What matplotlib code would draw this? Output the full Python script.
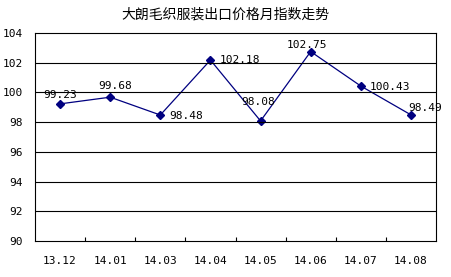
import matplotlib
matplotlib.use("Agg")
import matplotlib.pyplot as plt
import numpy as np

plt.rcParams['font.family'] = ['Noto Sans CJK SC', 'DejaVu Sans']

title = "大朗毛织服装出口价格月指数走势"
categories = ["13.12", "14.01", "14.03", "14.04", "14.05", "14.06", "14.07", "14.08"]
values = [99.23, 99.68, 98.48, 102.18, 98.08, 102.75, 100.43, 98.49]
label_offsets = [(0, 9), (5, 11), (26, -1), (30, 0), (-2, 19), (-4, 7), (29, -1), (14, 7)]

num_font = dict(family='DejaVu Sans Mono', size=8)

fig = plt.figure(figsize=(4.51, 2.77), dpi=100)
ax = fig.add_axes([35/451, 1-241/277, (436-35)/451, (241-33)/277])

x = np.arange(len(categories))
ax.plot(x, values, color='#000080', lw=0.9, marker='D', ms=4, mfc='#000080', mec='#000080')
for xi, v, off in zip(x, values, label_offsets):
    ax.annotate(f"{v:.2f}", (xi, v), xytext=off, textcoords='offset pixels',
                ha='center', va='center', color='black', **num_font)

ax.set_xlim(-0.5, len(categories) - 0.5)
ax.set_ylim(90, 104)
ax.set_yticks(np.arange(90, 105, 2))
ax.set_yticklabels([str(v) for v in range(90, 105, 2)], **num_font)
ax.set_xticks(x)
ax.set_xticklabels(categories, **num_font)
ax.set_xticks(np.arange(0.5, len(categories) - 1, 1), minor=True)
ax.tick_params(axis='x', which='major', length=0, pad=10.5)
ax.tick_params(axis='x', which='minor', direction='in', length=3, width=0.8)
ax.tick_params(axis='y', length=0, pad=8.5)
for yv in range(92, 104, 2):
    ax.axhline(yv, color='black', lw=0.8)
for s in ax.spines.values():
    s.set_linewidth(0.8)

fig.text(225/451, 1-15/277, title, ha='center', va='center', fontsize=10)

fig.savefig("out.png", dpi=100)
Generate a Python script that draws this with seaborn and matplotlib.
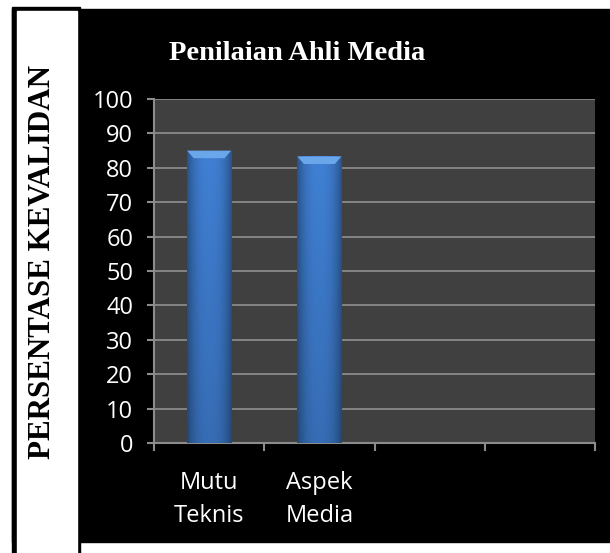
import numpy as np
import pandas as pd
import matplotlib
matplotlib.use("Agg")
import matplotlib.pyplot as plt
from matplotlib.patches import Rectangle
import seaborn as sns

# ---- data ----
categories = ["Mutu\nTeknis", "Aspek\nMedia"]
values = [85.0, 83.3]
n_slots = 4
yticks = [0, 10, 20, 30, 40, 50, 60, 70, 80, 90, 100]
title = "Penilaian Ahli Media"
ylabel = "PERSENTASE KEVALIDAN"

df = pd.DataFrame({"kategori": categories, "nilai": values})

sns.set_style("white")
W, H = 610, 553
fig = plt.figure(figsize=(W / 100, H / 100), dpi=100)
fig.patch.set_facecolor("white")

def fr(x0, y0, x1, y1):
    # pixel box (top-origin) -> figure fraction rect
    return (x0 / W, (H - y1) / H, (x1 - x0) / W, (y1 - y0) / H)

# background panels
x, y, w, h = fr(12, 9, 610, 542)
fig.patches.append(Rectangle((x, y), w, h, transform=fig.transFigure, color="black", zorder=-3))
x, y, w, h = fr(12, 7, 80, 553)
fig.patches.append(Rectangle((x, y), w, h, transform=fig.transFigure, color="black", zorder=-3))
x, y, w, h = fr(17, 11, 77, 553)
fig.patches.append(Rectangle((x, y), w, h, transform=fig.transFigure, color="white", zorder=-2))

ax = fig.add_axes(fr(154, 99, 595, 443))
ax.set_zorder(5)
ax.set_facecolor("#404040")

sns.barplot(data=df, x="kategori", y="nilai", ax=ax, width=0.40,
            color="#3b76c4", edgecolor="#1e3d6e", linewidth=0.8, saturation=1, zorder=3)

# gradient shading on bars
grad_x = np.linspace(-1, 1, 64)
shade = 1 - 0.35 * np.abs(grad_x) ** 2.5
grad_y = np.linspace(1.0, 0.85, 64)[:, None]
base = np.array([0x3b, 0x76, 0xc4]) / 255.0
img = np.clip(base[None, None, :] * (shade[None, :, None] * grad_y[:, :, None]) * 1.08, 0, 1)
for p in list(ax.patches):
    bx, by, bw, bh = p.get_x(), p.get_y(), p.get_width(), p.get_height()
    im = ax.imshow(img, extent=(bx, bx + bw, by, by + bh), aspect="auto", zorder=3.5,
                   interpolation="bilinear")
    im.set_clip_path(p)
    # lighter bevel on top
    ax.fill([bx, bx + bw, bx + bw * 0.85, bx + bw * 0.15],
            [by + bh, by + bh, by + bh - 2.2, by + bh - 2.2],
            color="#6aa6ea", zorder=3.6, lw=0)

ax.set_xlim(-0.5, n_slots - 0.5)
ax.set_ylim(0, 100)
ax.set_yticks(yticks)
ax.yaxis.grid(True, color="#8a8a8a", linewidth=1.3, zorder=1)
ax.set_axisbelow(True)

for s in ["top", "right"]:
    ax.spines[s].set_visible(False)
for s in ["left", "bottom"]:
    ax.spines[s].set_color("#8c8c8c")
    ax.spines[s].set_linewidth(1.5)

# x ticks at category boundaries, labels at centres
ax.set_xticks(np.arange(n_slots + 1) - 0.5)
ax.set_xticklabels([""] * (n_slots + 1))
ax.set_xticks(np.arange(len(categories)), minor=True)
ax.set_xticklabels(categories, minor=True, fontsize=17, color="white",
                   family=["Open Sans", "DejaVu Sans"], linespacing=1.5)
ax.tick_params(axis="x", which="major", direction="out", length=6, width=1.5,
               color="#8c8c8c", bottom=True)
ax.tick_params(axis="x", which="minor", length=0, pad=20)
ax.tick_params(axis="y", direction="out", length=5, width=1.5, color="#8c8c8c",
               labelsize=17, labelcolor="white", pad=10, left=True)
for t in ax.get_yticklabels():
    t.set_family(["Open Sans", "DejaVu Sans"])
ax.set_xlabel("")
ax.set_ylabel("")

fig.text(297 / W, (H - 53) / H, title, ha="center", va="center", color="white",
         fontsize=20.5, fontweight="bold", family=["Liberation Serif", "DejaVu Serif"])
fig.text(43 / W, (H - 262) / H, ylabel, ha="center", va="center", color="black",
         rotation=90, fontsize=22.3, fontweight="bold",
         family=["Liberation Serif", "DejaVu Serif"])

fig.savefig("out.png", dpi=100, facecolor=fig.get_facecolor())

++++++++

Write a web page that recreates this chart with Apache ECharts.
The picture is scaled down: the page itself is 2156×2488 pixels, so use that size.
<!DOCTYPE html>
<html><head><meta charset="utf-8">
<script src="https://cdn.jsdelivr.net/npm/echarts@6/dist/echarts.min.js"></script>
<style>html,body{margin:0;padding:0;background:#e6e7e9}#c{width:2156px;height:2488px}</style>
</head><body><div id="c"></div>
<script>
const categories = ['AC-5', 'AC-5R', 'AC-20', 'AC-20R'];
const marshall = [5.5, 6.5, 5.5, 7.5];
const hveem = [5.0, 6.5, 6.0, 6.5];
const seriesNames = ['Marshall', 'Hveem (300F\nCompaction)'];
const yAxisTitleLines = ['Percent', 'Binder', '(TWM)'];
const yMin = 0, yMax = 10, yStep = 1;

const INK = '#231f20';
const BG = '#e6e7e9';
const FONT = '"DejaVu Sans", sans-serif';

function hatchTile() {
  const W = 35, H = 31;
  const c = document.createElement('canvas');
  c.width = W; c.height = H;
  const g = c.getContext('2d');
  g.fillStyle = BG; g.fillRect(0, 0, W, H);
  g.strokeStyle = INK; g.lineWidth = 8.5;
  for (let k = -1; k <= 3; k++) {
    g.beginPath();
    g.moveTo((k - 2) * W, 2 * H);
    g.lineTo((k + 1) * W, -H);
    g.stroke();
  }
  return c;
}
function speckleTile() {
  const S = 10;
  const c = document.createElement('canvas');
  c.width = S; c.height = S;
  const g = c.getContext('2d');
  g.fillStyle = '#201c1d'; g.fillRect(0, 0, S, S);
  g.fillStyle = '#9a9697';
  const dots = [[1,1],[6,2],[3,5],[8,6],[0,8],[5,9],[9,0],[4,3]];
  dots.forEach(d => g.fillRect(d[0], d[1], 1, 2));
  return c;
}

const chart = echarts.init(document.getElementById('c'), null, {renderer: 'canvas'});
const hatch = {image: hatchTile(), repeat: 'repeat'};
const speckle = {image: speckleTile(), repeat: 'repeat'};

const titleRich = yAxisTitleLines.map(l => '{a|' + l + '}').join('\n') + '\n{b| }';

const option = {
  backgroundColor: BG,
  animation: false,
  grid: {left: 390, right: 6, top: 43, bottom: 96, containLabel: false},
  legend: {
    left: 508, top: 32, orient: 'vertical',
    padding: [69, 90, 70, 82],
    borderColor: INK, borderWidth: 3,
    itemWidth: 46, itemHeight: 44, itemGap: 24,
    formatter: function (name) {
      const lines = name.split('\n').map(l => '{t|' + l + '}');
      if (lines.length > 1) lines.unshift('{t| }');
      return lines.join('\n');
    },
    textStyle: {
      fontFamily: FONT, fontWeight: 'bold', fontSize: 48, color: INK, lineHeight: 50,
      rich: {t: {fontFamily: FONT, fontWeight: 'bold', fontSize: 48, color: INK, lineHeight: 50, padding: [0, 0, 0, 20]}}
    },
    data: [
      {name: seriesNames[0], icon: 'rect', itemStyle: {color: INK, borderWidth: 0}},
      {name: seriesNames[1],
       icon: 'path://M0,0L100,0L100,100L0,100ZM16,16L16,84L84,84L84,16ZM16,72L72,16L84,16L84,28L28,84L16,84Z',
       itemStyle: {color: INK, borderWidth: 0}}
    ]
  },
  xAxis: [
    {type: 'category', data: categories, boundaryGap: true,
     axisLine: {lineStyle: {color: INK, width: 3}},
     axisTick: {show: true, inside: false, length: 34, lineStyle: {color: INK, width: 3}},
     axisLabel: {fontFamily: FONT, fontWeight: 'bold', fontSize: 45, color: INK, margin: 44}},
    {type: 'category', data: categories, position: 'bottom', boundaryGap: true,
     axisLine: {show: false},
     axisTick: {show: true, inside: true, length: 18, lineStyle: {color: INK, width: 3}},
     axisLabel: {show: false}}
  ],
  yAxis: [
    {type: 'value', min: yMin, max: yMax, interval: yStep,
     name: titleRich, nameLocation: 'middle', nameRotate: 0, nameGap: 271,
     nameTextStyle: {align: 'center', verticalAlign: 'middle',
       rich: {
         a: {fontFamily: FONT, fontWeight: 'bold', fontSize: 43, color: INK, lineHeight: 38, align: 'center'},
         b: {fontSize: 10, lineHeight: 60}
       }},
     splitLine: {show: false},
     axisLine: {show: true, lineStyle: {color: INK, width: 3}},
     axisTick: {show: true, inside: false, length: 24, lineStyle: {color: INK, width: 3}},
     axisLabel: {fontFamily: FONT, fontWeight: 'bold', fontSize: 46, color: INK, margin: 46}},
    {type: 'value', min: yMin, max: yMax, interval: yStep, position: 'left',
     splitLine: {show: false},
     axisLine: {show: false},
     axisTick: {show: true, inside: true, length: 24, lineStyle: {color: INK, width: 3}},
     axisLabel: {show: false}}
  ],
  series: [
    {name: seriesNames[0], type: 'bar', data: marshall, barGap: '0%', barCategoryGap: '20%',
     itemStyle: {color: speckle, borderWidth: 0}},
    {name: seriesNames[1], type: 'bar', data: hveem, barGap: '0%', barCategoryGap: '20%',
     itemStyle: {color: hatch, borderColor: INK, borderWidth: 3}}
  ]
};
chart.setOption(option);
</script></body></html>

++++++++

**Task to carry out:** Omit all pictures and repeat exactly the lines from the one containing "What matplotlib code" through the one containing "ha='center', va='center', color='black', **num_font)", ends included, with nothing added.

**Response:**
What matplotlib code would draw this? Output the full Python script.
import matplotlib
matplotlib.use("Agg")
import matplotlib.pyplot as plt
import numpy as np

plt.rcParams['font.family'] = ['Noto Sans CJK SC', 'DejaVu Sans']

title = "大朗毛织服装出口价格月指数走势"
categories = ["13.12", "14.01", "14.03", "14.04", "14.05", "14.06", "14.07", "14.08"]
values = [99.23, 99.68, 98.48, 102.18, 98.08, 102.75, 100.43, 98.49]
label_offsets = [(0, 9), (5, 11), (26, -1), (30, 0), (-2, 19), (-4, 7), (29, -1), (14, 7)]

num_font = dict(family='DejaVu Sans Mono', size=8)

fig = plt.figure(figsize=(4.51, 2.77), dpi=100)
ax = fig.add_axes([35/451, 1-241/277, (436-35)/451, (241-33)/277])

x = np.arange(len(categories))
ax.plot(x, values, color='#000080', lw=0.9, marker='D', ms=4, mfc='#000080', mec='#000080')
for xi, v, off in zip(x, values, label_offsets):
    ax.annotate(f"{v:.2f}", (xi, v), xytext=off, textcoords='offset pixels',
                ha='center', va='center', color='black', **num_font)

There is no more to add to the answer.